Is 94.6 a "major fastball" for a reliever? In the year 2011, 97 is again, yes. But is 94.6 as a reliever better than, say, 91 as a starter if he develops a brain? That's all I'm driving at.

All I know is that back in 2007, I was not hoping to see Chamberlain come in as a reliever. In 2010, he was pretty much Dan Wheeler in my eyes. This may be steeped in opinion, not fact, but that's the way I see it.

Perhaps the most valid point you bring up is that last year was the first year he was not jerked around, and jerking him around one more time would just do more damage.

Patrick said...

95 mph is an impressive fastball no matter how you slice it. that's going to get a lot of outs in relief, as the numbers i pointed out in my previous comment illuminate.

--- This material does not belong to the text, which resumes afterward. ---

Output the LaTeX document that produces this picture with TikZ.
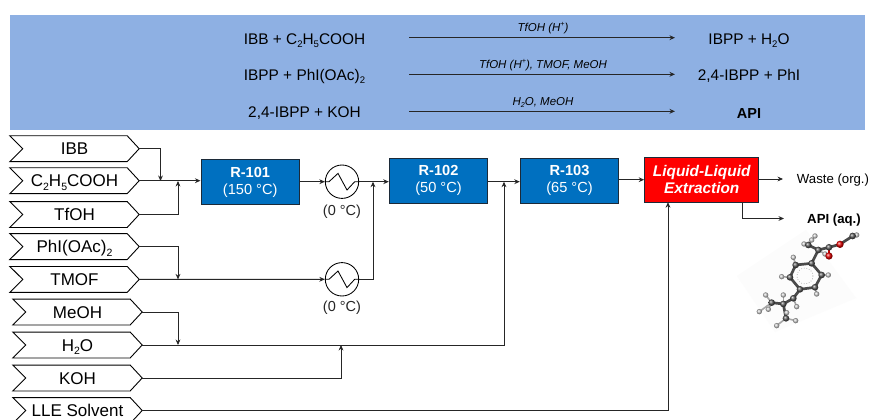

whether 95 as a reliever or 91 as a starter is better goes back to my original point about his ability to hold up as a starter. if he can, then your point is totally valid and we are in agreement. if he can't, then the yankees are better suited trying to get the most out of him by letting him get continually more comfortable relieving, which is to your last point. it really comes down to whether or not the yankees have serious reason to believe he just can't start. i have no idea whether they do or don't.